Okay, great! So now, what’s our next value? Well, what we could do is
substitute in negative one into our equation to find out what it’s going to be. However, we’ve already discovered a
method from the previous table which would be a quicker and easier way to solve our
problem. And that’s because if we look,
we’ve got 𝑥-values of negative two, negative one, zero, one, and two. So they go up by one each time. So therefore, what we can do is
just add on the coefficient of our 𝑥-term in order to find out what each value
is.

Well, with this equation, we could
see that the coefficient of our 𝑥-term is negative a half.

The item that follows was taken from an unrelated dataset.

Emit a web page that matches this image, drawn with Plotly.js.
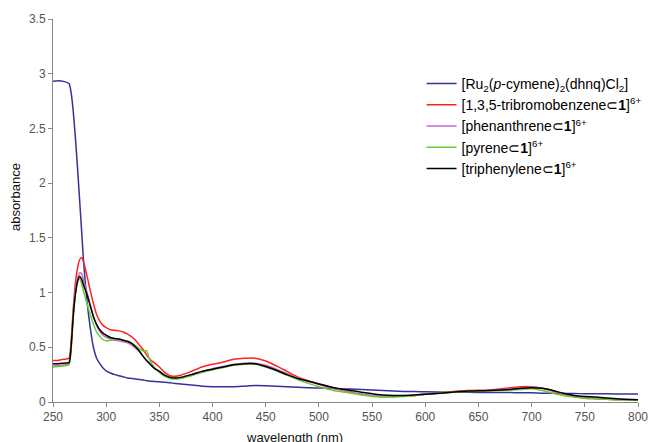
<!DOCTYPE html>
<html>
<head>
<meta charset="utf-8">
<script src="https://cdn.plot.ly/plotly-3.0.1.min.js"></script>
<style>
html,body{margin:0;padding:0;background:#fff;}
#chart{width:651px;height:442px;}
</style>
</head>
<body>
<div id="chart"></div>
<script>
// wavelength grid (nm)
const wavelength = [250,255,260,265,267,269,271,273,275,277,279,282,285,288,291,294,297,300,304,308,312,316,320,324,328,332,335,338,341,345,350,355,360,365,370,380,390,400,410,420,430,440,450,460,470,480,490,500,510,520,530,540,550,560,570,580,590,600,620,640,660,680,690,700,710,720,730,740,750,760,780,800];

const seriesNames = [
  "[Ru<sub>2</sub>(<i>p</i>-cymene)<sub>2</sub>(dhnq)Cl<sub>2</sub>]",
  "[1,3,5-tribromobenzene\u2282<b>1</b>]<sup>6+</sup>",
  "[phenanthrene\u2282<b>1</b>]<sup>6+</sup>",
  "[pyrene\u2282<b>1</b>]<sup>6+</sup>",
  "[triphenylene\u2282<b>1</b>]<sup>6+</sup>"
];

const ruComplex = [2.93,2.935,2.93,2.91,2.83,2.66,2.42,2.15,1.85,1.55,1.25,0.92,0.68,0.5,0.4,0.35,0.31,0.285,0.265,0.25,0.24,0.23,0.22,0.215,0.21,0.205,0.2,0.195,0.19,0.188,0.185,0.18,0.175,0.17,0.165,0.155,0.145,0.14,0.14,0.14,0.145,0.15,0.148,0.143,0.14,0.135,0.13,0.128,0.125,0.12,0.118,0.115,0.11,0.105,0.1,0.097,0.095,0.094,0.09,0.088,0.087,0.086,0.085,0.085,0.08,0.079,0.078,0.077,0.076,0.075,0.074,0.073];

const tribromobenzene = [0.38,0.38,0.39,0.40,0.55,0.85,1.08,1.22,1.30,1.32,1.27,1.15,1.02,0.90,0.80,0.74,0.70,0.68,0.66,0.655,0.65,0.64,0.62,0.595,0.56,0.51,0.475,0.43,0.39,0.36,0.32,0.27,0.24,0.235,0.245,0.28,0.32,0.345,0.365,0.39,0.40,0.40,0.375,0.33,0.28,0.23,0.195,0.165,0.14,0.115,0.09,0.07,0.058,0.05,0.05,0.055,0.06,0.07,0.09,0.105,0.11,0.13,0.14,0.14,0.125,0.1,0.07,0.05,0.035,0.03,0.02,0.02];

const phenanthrene = [0.33,0.335,0.34,0.35,0.5,0.8,1.01,1.13,1.18,1.17,1.1,1.0,0.89,0.78,0.7,0.645,0.61,0.59,0.575,0.565,0.56,0.55,0.54,0.52,0.49,0.45,0.41,0.375,0.345,0.31,0.275,0.24,0.225,0.22,0.225,0.25,0.28,0.305,0.325,0.345,0.355,0.355,0.335,0.30,0.26,0.22,0.19,0.16,0.13,0.11,0.09,0.07,0.06,0.05,0.05,0.055,0.06,0.07,0.085,0.1,0.105,0.12,0.13,0.135,0.125,0.1,0.075,0.055,0.04,0.035,0.025,0.02];

const pyrene = [0.32,0.325,0.33,0.34,0.48,0.78,0.98,1.09,1.13,1.08,1.0,0.9,0.8,0.71,0.64,0.6,0.57,0.56,0.565,0.575,0.575,0.565,0.55,0.535,0.51,0.48,0.465,0.47,0.38,0.32,0.27,0.235,0.215,0.21,0.215,0.24,0.27,0.295,0.315,0.335,0.345,0.345,0.32,0.285,0.245,0.205,0.17,0.14,0.115,0.095,0.08,0.065,0.05,0.045,0.045,0.05,0.06,0.07,0.085,0.095,0.1,0.11,0.115,0.12,0.105,0.08,0.06,0.045,0.035,0.03,0.02,0.015];

const triphenylene = [0.35,0.35,0.355,0.36,0.5,0.78,0.98,1.1,1.15,1.12,1.06,0.98,0.88,0.78,0.71,0.66,0.63,0.61,0.59,0.58,0.575,0.565,0.555,0.535,0.5,0.455,0.415,0.38,0.35,0.31,0.28,0.245,0.225,0.22,0.225,0.25,0.28,0.30,0.32,0.34,0.35,0.35,0.325,0.29,0.25,0.215,0.19,0.165,0.14,0.12,0.105,0.09,0.075,0.065,0.06,0.06,0.065,0.07,0.085,0.1,0.105,0.115,0.125,0.13,0.125,0.105,0.08,0.06,0.05,0.045,0.03,0.02];

const seriesValues = [ruComplex, tribromobenzene, phenanthrene, pyrene, triphenylene];
const seriesColors = ["#333399", "#ff2222", "#cc66cc", "#66cc33", "#000000"];

const xTickVals = [250,300,350,400,450,500,550,600,650,700,750,800];
const yTickVals = [0,0.5,1,1.5,2,2.5,3,3.5];
const yTickText = ["0","0.5","1","1.5","2","2.5","3","3.5"];

const traces = seriesValues.map((vals, i) => ({
  x: wavelength,
  y: vals,
  type: "scatter",
  mode: "lines",
  name: seriesNames[i],
  line: {color: seriesColors[i], width: 1.5, shape: "spline", smoothing: 0.6}
}));

const fontFam = "'Liberation Sans', Arial, sans-serif";

const layout = {
  width: 651,
  height: 442,
  margin: {l: 53, r: 13, t: 19, b: 40, autoexpand: false},
  paper_bgcolor: "#ffffff",
  plot_bgcolor: "#ffffff",
  font: {family: fontFam, size: 12, color: "#000"},
  showlegend: true,
  legend: {
    x: 0.63, y: 0.872, xanchor: "left", yanchor: "top",
    bgcolor: "rgba(0,0,0,0)",
    font: {family: fontFam, size: 14, color: "#000"},
    itemwidth: 30
  },
  xaxis: {
    range: [250, 800],
    tickvals: xTickVals,
    showgrid: false, zeroline: false,
    showline: true, linecolor: "#888", linewidth: 1,
    ticks: "outside", ticklen: 4, tickcolor: "#888",
    tickfont: {family: fontFam, size: 12, color: "#555"}
  },
  yaxis: {
    range: [0, 3.5],
    tickvals: yTickVals, ticktext: yTickText,
    showgrid: false, zeroline: false,
    showline: true, linecolor: "#888", linewidth: 1,
    ticks: "outside", ticklen: 4, tickcolor: "#888",
    tickfont: {family: fontFam, size: 12, color: "#555"}
  },
  annotations: [
    {text: "wavelength (nm)", xref: "paper", yref: "paper", x: 0.412, y: -0.0914,
     xanchor: "center", yanchor: "middle", showarrow: false,
     font: {family: fontFam, size: 13, color: "#111"}},
    {text: "absorbance", xref: "paper", yref: "paper", x: -0.065, y: 0.535,
     xanchor: "center", yanchor: "middle", showarrow: false, textangle: -90,
     font: {family: fontFam, size: 13, color: "#111"}}
  ]
};

Plotly.newPlot("chart", traces, layout, {staticPlot: true, displayModeBar: false});
</script>
</body>
</html>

So we’re gonna add negative a half,
which is the same as subtracting a half. Well, if we subtract a half from
seven over two, well six over two is just three, so that’s our next 𝑦-value. And then if we subtract another
half, we get five over two. And then subtracting another half
gives us four over two, which is just the same as two. And then finally, we subtract our
final half away from two, which gives us three over two. So therefore, we completed the
second part of the question cause our second table is now complete.

So now, let’s take a look at the
third part of the question. So for the final part of this
question, what we’re asked is to use the table of values to determine the
intersection point of the two graphs. Well, what is the intersection
point? Well, the intersection point is the
point where the two graphs will meet or intersect. But in order to see if we can use
our tables to decide what the intersection point is going to be, what we’re looking
for is a pair of coordinates that are going to be the same in each table. And we can see that they’ve each
got this pair here. When 𝑥 equals one, 𝑦 equals
two. So therefore, we can say that the
intersection point is going to be the point one, two.